I have benefited from the generosity of the staff of the many libraries and archives I have visited or otherwise contacted. Bruce Barker-Benfield of the Bodleian Library unravelled the mysteries of manuscript nomenclature for me. In Oxford, David Cooper of Corpus Christi College and Richard Hamer of Christ Church have been most helpful; in London, Andrew Prescott and Michelle Brown of the British Library have both entertained and enlightened me; in Cambridge I am grateful to David McKitterick of Trinity College and to the staff of University Library and the Fitzwilliam Museum. Elsewhere, the staff of the Firestone Library Princeton, the Pierpont Morgan Library New York, the University of Chicago Library, and of the Bibliothèque Nationale Paris have been most obliging.

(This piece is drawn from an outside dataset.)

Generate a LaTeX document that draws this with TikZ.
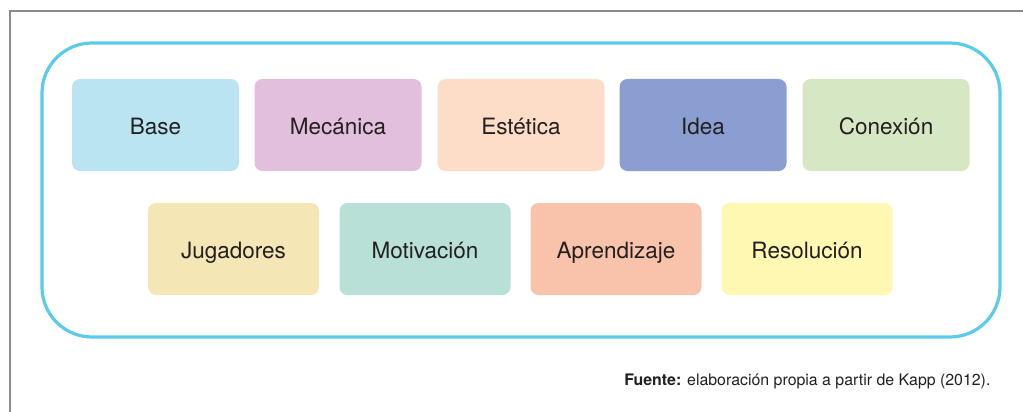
\documentclass[tikz,border=0pt]{standalone}
\usepackage{fontspec}
\setmainfont{TeX Gyre Heros}
\usetikzlibrary{positioning}
\definecolor{FrameGray}{HTML}{8C8C8C}
\definecolor{RimBlue}{HTML}{5BCBEB}
\definecolor{TxtDark}{HTML}{231F20}
\definecolor{CBase}{HTML}{BBE4F2}
\definecolor{CMecanica}{HTML}{E2BFDD}
\definecolor{CEstetica}{HTML}{FDDDC8}
\definecolor{CIdea}{HTML}{8B9ED1}
\definecolor{CConexion}{HTML}{D5E8C3}
\definecolor{CJugadores}{HTML}{F5E6B6}
\definecolor{CMotivacion}{HTML}{B8E0D6}
\definecolor{CAprendizaje}{HTML}{F9C3AB}
\definecolor{CResolucion}{HTML}{FEF8B2}
\tikzset{
    element/.style = {rectangle, rounded corners=8pt,
        minimum height=92pt,
        minimum width=167pt,
        inner sep=0pt,
        text height=18pt, text depth=0pt,
        text=TxtDark,
        font=\fontsize{22.5}{26}\selectfont},
    wide/.style = {element, minimum width=171pt},
    rim/.style = {draw=RimBlue, line width=3.2pt, rounded corners=50pt}
}
\begin{document}
\begin{tikzpicture}[x=1pt,y=-1pt]
                \useasboundingbox (0,0) rectangle (1023,412);
                \draw[FrameGray, line width=1.4pt] (10,412) -- (10,11) -- (1023,11);
                \draw[rim] (42,43) rectangle (1000,337);
                % first row
                \node[element, fill=CBase] (base) at (155.5,125) {Base};
                \node[element, fill=CMecanica] (mecanica) at (338,125) {Mecánica};
                \node[element, fill=CEstetica] (estetica) at (521,125) {Estética};
                \node[element, fill=CIdea] (idea) at (703,125) {Idea};
                \node[element, fill=CConexion] (conexion) at (886,125) {Conexión};
                % second row
                \node[wide, fill=CJugadores] (jugadores) at (233.5,249) {Jugadores};
                \node[wide, fill=CMotivacion] (motivacion) at (425,249) {Motivación};
                \node[wide, fill=CAprendizaje] (aprendizaje) at (616,249) {Aprendizaje};
                \node[wide, fill=CResolucion] (resolucion) at (807,249) {Resolución};
                \node[anchor=east, text=TxtDark, font=\fontsize{15.9}{18}\selectfont] (fuente) at (994,381)
                    {\textbf{Fuente:} elaboración propia a partir de Kapp (2012).};
            \end{tikzpicture}
\end{document}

I must acknowledge once more the debt I owe to the people listed on the title page above, and to whom I have referred in the account of the making of this work: to Norman Blake, Andrew Brown, Lou Burnard, Dan Mosser, Stephen Partridge, Marina Robinson, Elizabeth Solopova, Michael Sperberg-McQueen, and Kevin Taylor. It is not otiose to thank them formally once more; thanks can not be repeated too often for their help. One should not single out one person: but the frequency with which Elizabeth Solopova's name occurs in this introduction does only the barest justice to her immense contribution. It is conventional to claim the merits for others, and the failings for oneself. For me, after all this help from so many, what might be convention is truly heart-felt.
Finally, the greatest debt is to my wife, Valerie, and to my family. Support is most valued when it is most needed. No words can repay their understanding of what must often have seemed a mysterious obsession, and their support through the most difficult times.